## Begin RAW RECORDS

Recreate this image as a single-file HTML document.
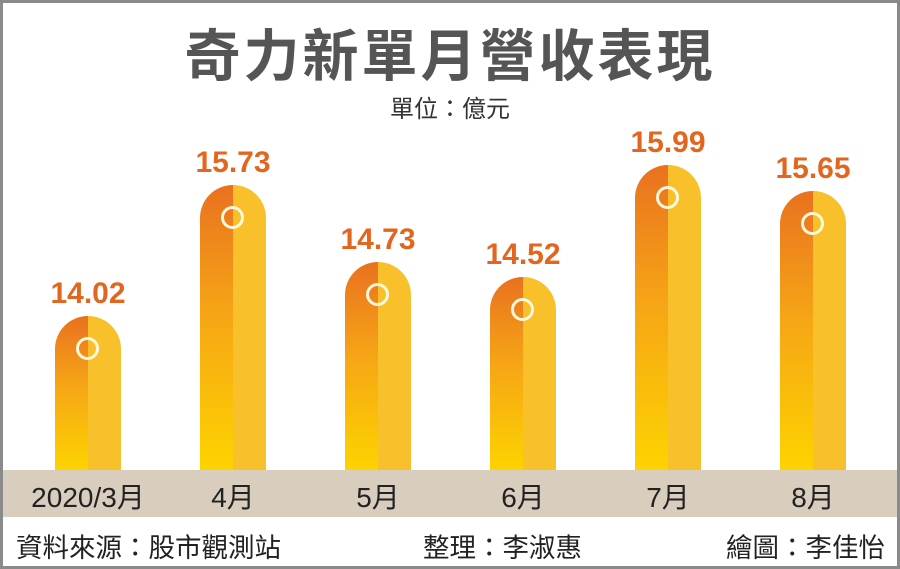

## End RAW RECORDS
## Begin RAW RECORDS

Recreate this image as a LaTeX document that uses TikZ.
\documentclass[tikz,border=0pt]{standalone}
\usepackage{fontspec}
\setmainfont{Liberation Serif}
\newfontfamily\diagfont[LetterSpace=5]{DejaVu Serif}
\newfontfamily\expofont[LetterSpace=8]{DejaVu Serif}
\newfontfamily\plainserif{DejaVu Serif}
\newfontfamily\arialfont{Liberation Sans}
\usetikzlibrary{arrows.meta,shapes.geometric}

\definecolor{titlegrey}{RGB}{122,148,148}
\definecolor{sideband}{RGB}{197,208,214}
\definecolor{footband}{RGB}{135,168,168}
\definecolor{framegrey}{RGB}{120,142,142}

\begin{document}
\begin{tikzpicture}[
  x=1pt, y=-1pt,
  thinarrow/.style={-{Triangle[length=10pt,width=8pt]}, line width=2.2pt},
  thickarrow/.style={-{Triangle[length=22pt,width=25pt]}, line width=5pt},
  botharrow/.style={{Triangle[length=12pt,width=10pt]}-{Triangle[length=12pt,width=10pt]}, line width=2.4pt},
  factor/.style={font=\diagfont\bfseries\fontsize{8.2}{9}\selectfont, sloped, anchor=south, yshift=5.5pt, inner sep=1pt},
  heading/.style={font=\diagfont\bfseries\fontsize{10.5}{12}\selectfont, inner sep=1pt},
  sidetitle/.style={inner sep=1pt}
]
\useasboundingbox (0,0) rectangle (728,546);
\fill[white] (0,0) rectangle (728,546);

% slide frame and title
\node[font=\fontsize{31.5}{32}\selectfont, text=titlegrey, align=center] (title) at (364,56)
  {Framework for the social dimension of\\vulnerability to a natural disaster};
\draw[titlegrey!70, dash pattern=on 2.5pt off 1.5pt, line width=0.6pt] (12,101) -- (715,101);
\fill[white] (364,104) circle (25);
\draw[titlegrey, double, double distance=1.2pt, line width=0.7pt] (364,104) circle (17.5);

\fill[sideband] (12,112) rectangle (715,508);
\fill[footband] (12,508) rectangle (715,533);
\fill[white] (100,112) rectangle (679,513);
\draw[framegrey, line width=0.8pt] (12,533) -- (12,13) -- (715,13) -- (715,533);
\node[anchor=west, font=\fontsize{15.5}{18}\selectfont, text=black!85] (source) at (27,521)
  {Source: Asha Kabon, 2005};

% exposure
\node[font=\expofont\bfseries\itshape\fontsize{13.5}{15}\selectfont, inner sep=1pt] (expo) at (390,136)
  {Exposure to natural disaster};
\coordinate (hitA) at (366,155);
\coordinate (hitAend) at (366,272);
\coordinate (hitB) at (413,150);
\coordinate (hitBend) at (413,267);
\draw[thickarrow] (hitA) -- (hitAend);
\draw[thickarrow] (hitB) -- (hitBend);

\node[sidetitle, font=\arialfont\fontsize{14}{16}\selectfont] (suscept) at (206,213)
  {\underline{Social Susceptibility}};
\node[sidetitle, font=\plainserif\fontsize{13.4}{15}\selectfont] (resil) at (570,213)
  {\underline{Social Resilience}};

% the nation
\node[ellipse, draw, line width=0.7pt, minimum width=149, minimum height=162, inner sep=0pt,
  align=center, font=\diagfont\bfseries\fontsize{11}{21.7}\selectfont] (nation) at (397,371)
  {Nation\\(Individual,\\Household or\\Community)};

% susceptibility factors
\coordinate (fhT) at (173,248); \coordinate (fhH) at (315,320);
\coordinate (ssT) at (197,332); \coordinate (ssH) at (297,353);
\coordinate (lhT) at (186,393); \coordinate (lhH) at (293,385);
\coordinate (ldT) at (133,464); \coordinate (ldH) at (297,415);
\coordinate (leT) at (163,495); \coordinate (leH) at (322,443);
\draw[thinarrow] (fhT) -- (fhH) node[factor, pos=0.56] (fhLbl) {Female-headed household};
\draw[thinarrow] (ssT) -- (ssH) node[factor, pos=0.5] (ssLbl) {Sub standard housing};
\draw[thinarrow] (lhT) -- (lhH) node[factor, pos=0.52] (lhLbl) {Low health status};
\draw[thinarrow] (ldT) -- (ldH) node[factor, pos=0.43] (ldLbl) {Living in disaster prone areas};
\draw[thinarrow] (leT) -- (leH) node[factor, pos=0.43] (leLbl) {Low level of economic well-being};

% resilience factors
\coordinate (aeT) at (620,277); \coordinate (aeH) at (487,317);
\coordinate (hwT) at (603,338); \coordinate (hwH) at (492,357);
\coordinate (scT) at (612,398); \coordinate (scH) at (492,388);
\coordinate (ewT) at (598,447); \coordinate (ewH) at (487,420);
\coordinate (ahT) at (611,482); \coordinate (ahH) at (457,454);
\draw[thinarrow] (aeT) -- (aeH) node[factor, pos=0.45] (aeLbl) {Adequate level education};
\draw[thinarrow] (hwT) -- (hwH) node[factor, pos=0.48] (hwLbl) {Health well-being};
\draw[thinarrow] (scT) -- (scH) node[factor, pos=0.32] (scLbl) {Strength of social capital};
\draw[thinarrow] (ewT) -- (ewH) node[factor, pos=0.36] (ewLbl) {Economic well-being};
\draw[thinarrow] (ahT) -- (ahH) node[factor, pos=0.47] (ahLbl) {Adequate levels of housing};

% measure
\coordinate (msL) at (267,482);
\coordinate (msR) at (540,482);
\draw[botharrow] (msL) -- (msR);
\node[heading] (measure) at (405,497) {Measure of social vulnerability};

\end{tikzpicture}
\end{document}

## End RAW RECORDS

**CHALLENGE**
Within the material above, find the lines that contain the word "Recreate"; copy them.

**THE ANSWER**
Recreate this image as a single-file HTML document.
Recreate this image as a LaTeX document that uses TikZ.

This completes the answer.